Desde la Rosada podían verse a los más arriesgados, quienes treparon las rejas e incluso llegaron a entrar al Patio de las Palmeras ante la desesperación y la desilusión de no ver más al mejor jugador de la historia. La tensión explotó y los empujones, las caídas, los golpes tomaron el protagonismo. Aunque la violencia cesó, ya era demasiado tarde. Las puertas de la casa de Gobierno se cerraron para el público. El velorio se suspendió y dejó a miles de hinchas sin la posibilidad del último adiós. Pero no importó demasiado. Aunque los tiempos se adelantaron, una gran caravana con rosas entre sus manos esperó la salida del más grande con aplausos y al canto de “¡Marado, Marado!” acompañó el cortejo fúnebre hacia el cementerio de Bella Vista.

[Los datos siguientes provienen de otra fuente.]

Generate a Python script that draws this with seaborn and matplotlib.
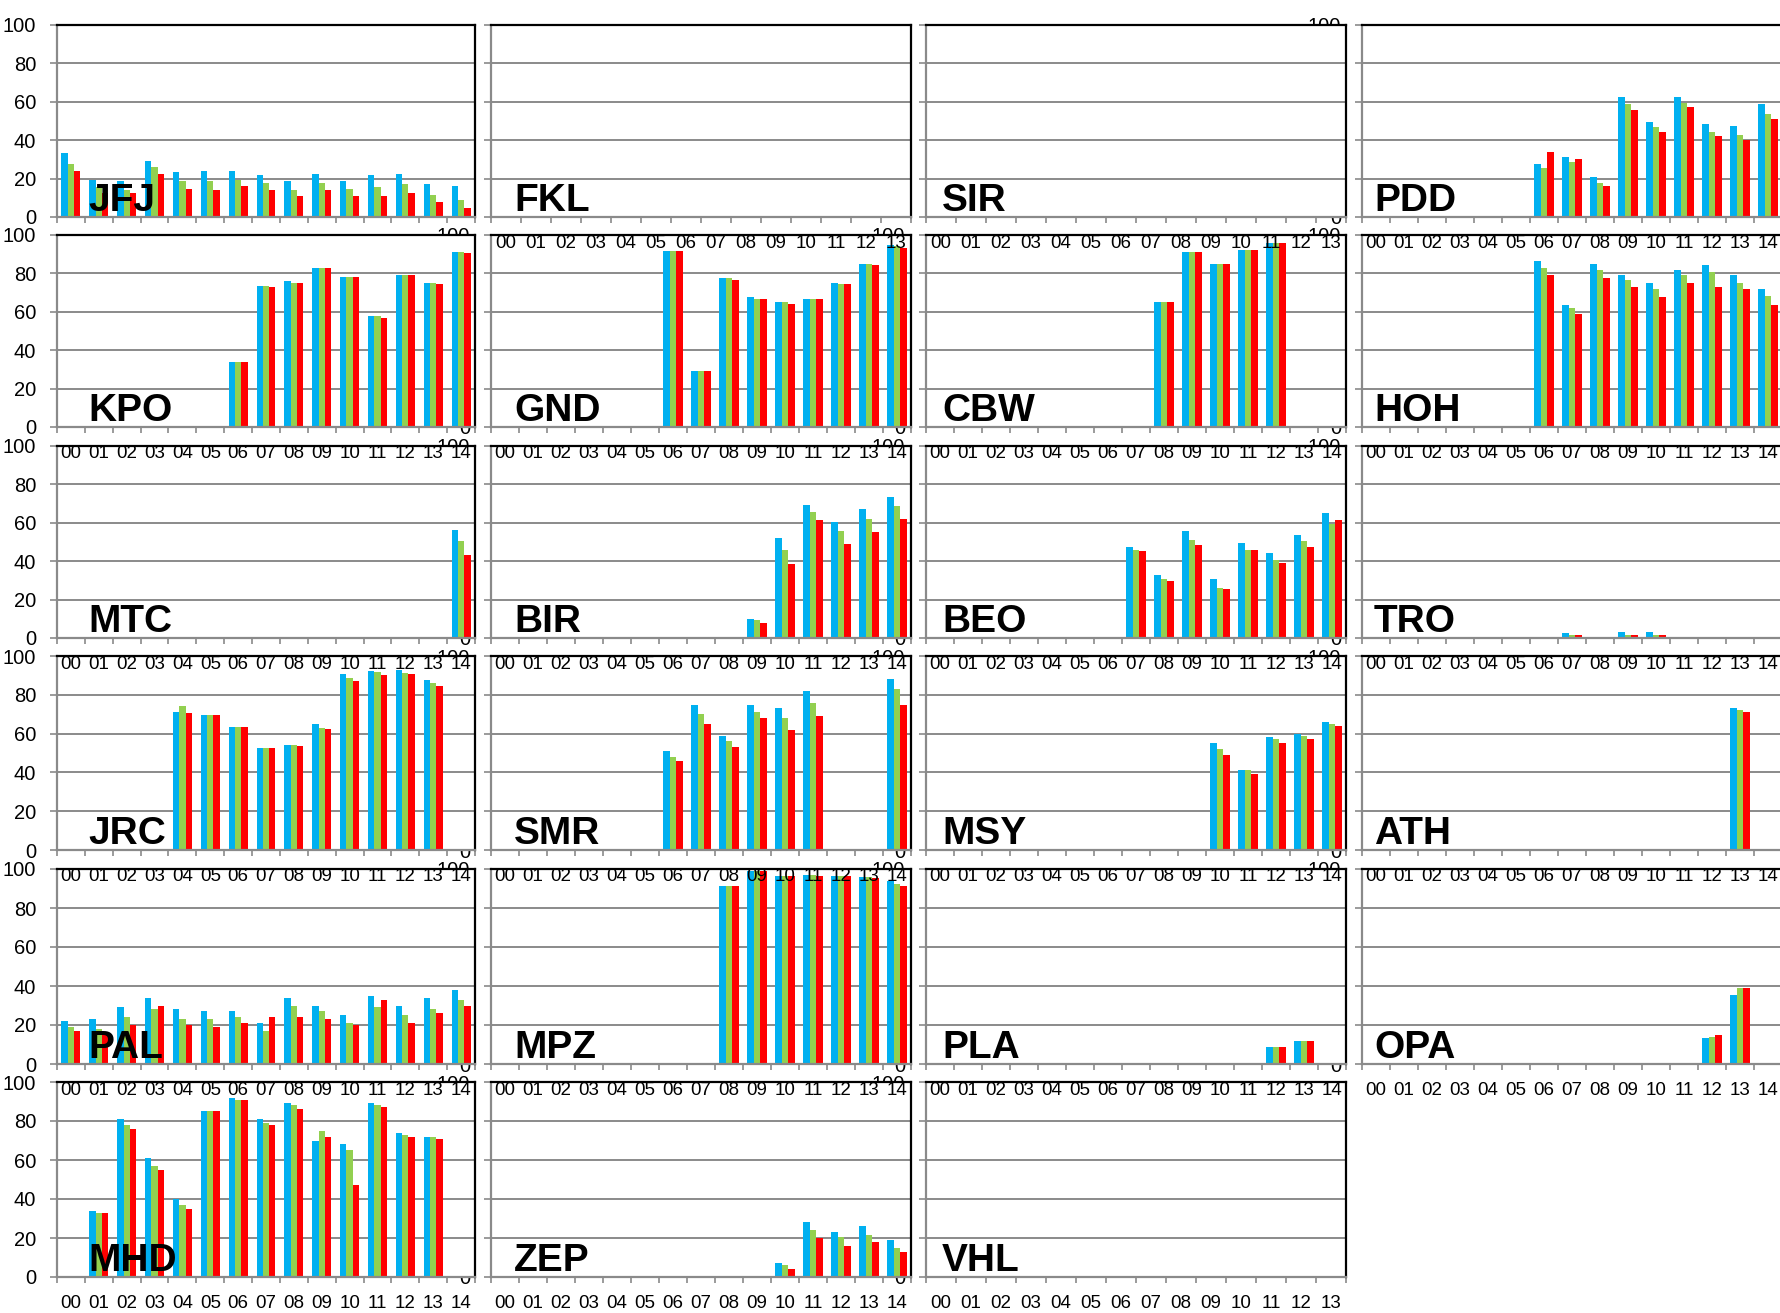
"""
Grid of station panels: three yearly series per station as clustered bars
Saves the output to out.png
"""

import numpy as np
import pandas as pd
import matplotlib

matplotlib.use("Agg")
import matplotlib.pyplot as plt
import seaborn as sns

n = np.nan

years = ["00", "01", "02", "03", "04", "05", "06", "07", "08", "09", "10", "11", "12", "13", "14"]
series = ["blue", "green", "red"]
colors = ["#00B0F0", "#92D050", "#FF0000"]

# ------------------------------#
# Values per station: [blue, green, red], one entry per year (nan = no bar)
JFJ = [
    [33.1, 19.4, 19.0, 29.3, 23.2, 23.9, 23.9, 21.7, 18.5, 22.4, 18.5, 21.7, 22.4, 17.2, 16.3],
    [27.7, 15.4, 14.0, 26.2, 18.5, 18.5, 19.4, 17.9, 14.0, 17.9, 14.7, 15.4, 17.2, 11.6, 8.7],
    [23.9, 12.5, 12.5, 22.5, 14.7, 14.0, 16.3, 14.0, 10.9, 14.0, 10.9, 10.9, 12.5, 8.0, 4.9],
]
PDD = [
    [n, n, n, n, n, n, 27.7, 31.5, 20.8, 62.7, 49.7, 62.7, 48.4, 47.5, 58.9],
    [n, n, n, n, n, n, 25.3, 28.4, 17.9, 58.9, 46.8, 59.6, 44.4, 42.8, 53.6],
    [n, n, n, n, n, n, 33.8, 30.0, 16.3, 55.8, 44.4, 57.4, 42.1, 39.9, 51.3],
]
KPO = [
    [n, n, n, n, n, n, 34.0, 73.6, 75.8, 82.8, 78.1, 57.6, 79.0, 75.1, 91.1],
    [n, n, n, n, n, n, 34.0, 73.6, 75.1, 82.8, 78.1, 57.6, 79.0, 75.1, 91.1],
    [n, n, n, n, n, n, 34.0, 72.9, 75.1, 82.8, 78.1, 56.7, 79.0, 74.4, 90.4],
]
GND = [
    [n, n, n, n, n, n, 91.8, 29.2, 77.4, 67.5, 65.2, 66.6, 75.1, 85.0, 94.8],
    [n, n, n, n, n, n, 91.8, 29.2, 77.4, 66.6, 65.2, 66.6, 74.4, 85.0, 94.3],
    [n, n, n, n, n, n, 91.8, 29.2, 76.5, 66.6, 64.3, 66.6, 74.4, 84.3, 93.4],
]
CBW = [
    [n, n, n, n, n, n, n, n, 65.2, 91.1, 85.0, 92.0, 95.7, n, n],
    [n, n, n, n, n, n, n, n, 65.2, 91.1, 85.0, 92.0, 95.7, n, n],
    [n, n, n, n, n, n, n, n, 65.2, 91.1, 85.0, 92.0, 95.7, n, n],
]
HOH = [
    [n, n, n, n, n, n, 86.6, 63.5, 85.0, 79.0, 75.1, 81.9, 84.3, 79.0, 72.0],
    [n, n, n, n, n, n, 82.8, 62.1, 81.9, 76.5, 72.0, 79.0, 80.5, 75.1, 68.2],
    [n, n, n, n, n, n, 79.0, 59.0, 77.4, 72.9, 67.5, 75.1, 72.9, 72.0, 63.5],
]
MTC = [
    [n, n, n, n, n, n, n, n, n, n, n, n, n, n, 56.3],
    [n, n, n, n, n, n, n, n, n, n, n, n, n, n, 50.6],
    [n, n, n, n, n, n, n, n, n, n, n, n, n, n, 43.3],
]
BIR = [
    [n, n, n, n, n, n, n, n, n, 10.1, 52.0, 69.5, 60.5, 67.2, 73.3],
    [n, n, n, n, n, n, n, n, n, 9.4, 45.9, 65.7, 55.8, 61.9, 68.8],
    [n, n, n, n, n, n, n, n, n, 8.0, 38.3, 61.2, 49.0, 55.1, 61.9],
]
BEO = [
    [n, n, n, n, n, n, n, 47.5, 32.9, 55.8, 30.7, 49.6, 44.4, 53.6, 65.0],
    [n, n, n, n, n, n, n, 45.9, 30.7, 51.1, 26.2, 45.9, 40.6, 50.4, 59.6],
    [n, n, n, n, n, n, n, 45.2, 29.8, 48.2, 25.3, 45.9, 39.0, 47.5, 61.2],
]
TRO = [
    [n, n, n, n, n, n, n, 2.6, 0.3, 3.3, 3.3, 0.3, n, n, n],
    [n, n, n, n, n, n, n, 1.7, 0.3, 1.7, 1.7, 0.3, n, n, n],
    [n, n, n, n, n, n, n, 1.7, 0.3, 1.7, 1.7, 0.3, n, n, n],
]
JRC = [
    [n, n, n, n, 71.0, 69.5, 63.5, 52.5, 54.0, 64.7, 90.6, 92.4, 93.0, 87.6, n],
    [n, n, n, n, 74.0, 69.5, 63.5, 52.5, 54.0, 63.0, 88.8, 91.8, 91.0, 86.0, n],
    [n, n, n, n, 70.6, 69.5, 63.5, 52.5, 53.5, 62.4, 87.0, 90.0, 90.6, 84.7, n],
]
SMR = [
    [n, n, n, n, n, n, 51.0, 75.0, 59.0, 75.0, 73.0, 82.0, n, n, 88.0],
    [n, n, n, n, n, n, 48.0, 70.0, 56.0, 71.0, 68.0, 76.0, n, n, 83.0],
    [n, n, n, n, n, n, 46.0, 65.0, 53.0, 68.0, 62.0, 69.0, n, n, 75.0],
]
MSY = [
    [n, n, n, n, n, n, n, n, n, n, 55.0, 41.0, 58.0, 60.0, 66.0],
    [n, n, n, n, n, n, n, n, n, n, 52.0, 41.0, 57.0, 59.0, 65.0],
    [n, n, n, n, n, n, n, n, n, n, 49.0, 39.0, 55.0, 57.0, 64.0],
]
ATH = [
    [n, n, n, n, n, n, n, n, n, n, n, n, n, 73.0, n],
    [n, n, n, n, n, n, n, n, n, n, n, n, n, 72.0, n],
    [n, n, n, n, n, n, n, n, n, n, n, n, n, 71.0, n],
]
PAL = [
    [22.0, 23.0, 29.0, 34.0, 28.0, 27.0, 27.0, 21.0, 34.0, 30.0, 25.0, 35.0, 30.0, 34.0, 38.0],
    [19.0, 18.0, 24.0, 28.0, 23.0, 23.0, 24.0, 17.0, 30.0, 27.0, 21.0, 29.0, 25.0, 28.0, 33.0],
    [17.0, 15.0, 20.0, 30.0, 20.0, 19.0, 21.0, 24.0, 24.0, 23.0, 20.0, 33.0, 21.0, 26.0, 30.0],
]
MPZ = [
    [n, n, n, n, n, n, n, n, 91.3, 99.0, 96.5, 97.0, 96.5, 96.0, 93.6],
    [n, n, n, n, n, n, n, n, 91.3, 99.0, 96.5, 97.0, 96.5, 96.0, 92.4],
    [n, n, n, n, n, n, n, n, 91.3, 99.0, 96.5, 96.5, 96.5, 95.5, 91.3],
]
PLA = [
    [n, n, n, n, n, n, n, n, n, n, n, n, 8.5, 12.0, n],
    [n, n, n, n, n, n, n, n, n, n, n, n, 8.5, 12.0, n],
    [n, n, n, n, n, n, n, n, n, n, n, n, 8.5, 12.0, n],
]
OPA = [
    [n, n, n, n, n, n, n, n, n, n, n, n, 13.4, 35.5, n],
    [n, n, n, n, n, n, n, n, n, n, n, n, 14.0, 39.0, n],
    [n, n, n, n, n, n, n, n, n, n, n, n, 15.0, 39.0, n],
]
MHD = [
    [n, 34.0, 81.0, 61.0, 40.0, 85.0, 92.0, 81.0, 89.0, 70.0, 68.0, 89.0, 74.0, 72.0, n],
    [n, 33.0, 78.0, 57.0, 37.0, 85.0, 91.0, 79.0, 88.0, 75.0, 65.0, 88.0, 73.0, 72.0, n],
    [n, 33.0, 76.0, 55.0, 35.0, 85.0, 91.0, 78.0, 86.0, 72.0, 47.0, 87.0, 72.0, 71.0, n],
]
ZEP = [
    [n, n, n, n, n, n, n, n, n, n, 7.0, 28.0, 23.0, 26.0, 19.0],
    [n, n, n, n, n, n, n, n, n, n, 6.0, 24.0, 20.5, 21.6, 15.0],
    [n, n, n, n, n, n, n, n, n, n, 4.0, 20.0, 16.0, 18.0, 13.0],
]

# Panels without data, and number of year slots in each panel
panel_data = {
    "JFJ": JFJ, "FKL": None, "SIR": None, "PDD": PDD,
    "KPO": KPO, "GND": GND, "CBW": CBW, "HOH": HOH,
    "MTC": MTC, "BIR": BIR, "BEO": BEO, "TRO": TRO,
    "JRC": JRC, "SMR": SMR, "MSY": MSY, "ATH": ATH,
    "PAL": PAL, "MPZ": MPZ, "PLA": PLA, "OPA": OPA,
    "MHD": MHD, "ZEP": ZEP, "VHL": None,
}
short_panels = ["FKL", "SIR", "VHL"]  # only 00-13
layout = [
    ["JFJ", "FKL", "SIR", "PDD"],
    ["KPO", "GND", "CBW", "HOH"],
    ["MTC", "BIR", "BEO", "TRO"],
    ["JRC", "SMR", "MSY", "ATH"],
    ["PAL", "MPZ", "PLA", "OPA"],
    ["MHD", "ZEP", "VHL", None],
]
# ------------------------------#

# Geometry in pixels of the 1781x1313 canvas
W, H = 1781, 1313
col_left = [57, 491, 926, 1362]
col_width = [418, 420, 420, 420]
row_top = [25, 235, 446, 656, 869, 1082]
row_bottom = [217, 427, 638, 850, 1064, 1277]
name_offset = [31, 23, 16, 12]
grid_gray = "#8a8a8a"

sns.set_style("white")
plt.rcParams["font.family"] = ["Liberation Sans", "DejaVu Sans"]
plt.rcParams["text.color"] = "black"
plt.rcParams["xtick.labelcolor"] = "black"
plt.rcParams["ytick.labelcolor"] = "black"

fig = plt.figure(figsize=(W / 100, H / 100), dpi=100)
fig.patch.set_facecolor("white")


def draw_panel(ax, name, values, ncat, col, show_xlabels, show_ylabels):
    cats = years[:ncat]
    if values is not None:
        df = pd.DataFrame(
            {
                "year": cats * 3,
                "series": np.repeat(series, ncat),
                "value": np.concatenate([v[:ncat] for v in values]),
            }
        ).dropna()
        sns.barplot(
            data=df,
            x="year",
            y="value",
            hue="series",
            order=cats,
            hue_order=series,
            palette=colors,
            saturation=1,
            width=0.68,
            errorbar=None,
            legend=False,
            linewidth=0,
            ax=ax,
        )
    ax.set_facecolor("white")
    ax.set_xlim(-0.5, ncat - 0.5)
    ax.set_ylim(0, 100)
    ax.set_xlabel("")
    ax.set_ylabel("")

    ax.set_yticks([0, 20, 40, 60, 80, 100])
    ax.yaxis.grid(True, color=grid_gray, lw=1.4)
    ax.xaxis.grid(False)
    ax.set_axisbelow(True)

    ax.set_xticks(range(ncat), cats)
    ax.set_xticks(np.arange(-0.5, ncat), minor=True)
    ax.tick_params(axis="x", which="major", length=0, pad=13, labelsize=13.5,
                   labelbottom=show_xlabels, labelcolor="black")
    ax.tick_params(axis="x", which="minor", bottom=True, length=4.5, width=1.2,
                   color=grid_gray)
    ax.tick_params(axis="y", left=True, length=5, width=1.2, color=grid_gray,
                   pad=10, labelsize=14.5, labelleft=show_ylabels, labelcolor="black")

    for side in ["top", "right"]:
        ax.spines[side].set_color("black")
        ax.spines[side].set_linewidth(1.6)
    for side in ["left", "bottom"]:
        ax.spines[side].set_color(grid_gray)
        ax.spines[side].set_linewidth(1.6)
    for s in ax.spines.values():
        s.set_visible(True)

    height = ax.get_position().height * H
    ax.text(name_offset[col] / col_width[col], 6 / height, name,
            transform=ax.transAxes, fontsize=28, fontweight="bold", color="black",
            va="baseline", ha="left", zorder=6)


for r, row in enumerate(layout):
    for c, name in enumerate(row):
        if name is None:
            continue
        left = col_left[c] / W
        bottom = 1 - row_bottom[r] / H
        ax = fig.add_axes([left, bottom, col_width[c] / W, (row_bottom[r] - row_top[r]) / H])
        # upper rows and left columns are drawn over their neighbours
        ax.set_zorder((6 - r) * 10 + (4 - c))
        ncat = 14 if name in short_panels else 15
        draw_panel(
            ax,
            name,
            panel_data[name],
            ncat,
            c,
            show_xlabels=(name != "JFJ"),
            show_ylabels=(name not in ["FKL", "SIR"]),
        )

fig.savefig("out.png", dpi=100, facecolor="white")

En el camino, los hinchas de Diego se subieron a la autopista y entre los autos saludaban y miraban el fugaz cortejo. La policía los alejaba, las motos corcoveaban para espantarlos, pero no lo lograron. Y no lograron que llegasen miles a la puerta del cementerio tampoco.

La popular aguantó hasta el final. Muchos lloraron y aplaudieron cuando el pitido marcó el final del encuentro. Y Diego, que lo dio todo, levantó los brazos y se fue. Se fue acompañado por sus hinchas, esos que nunca lo abandonaron.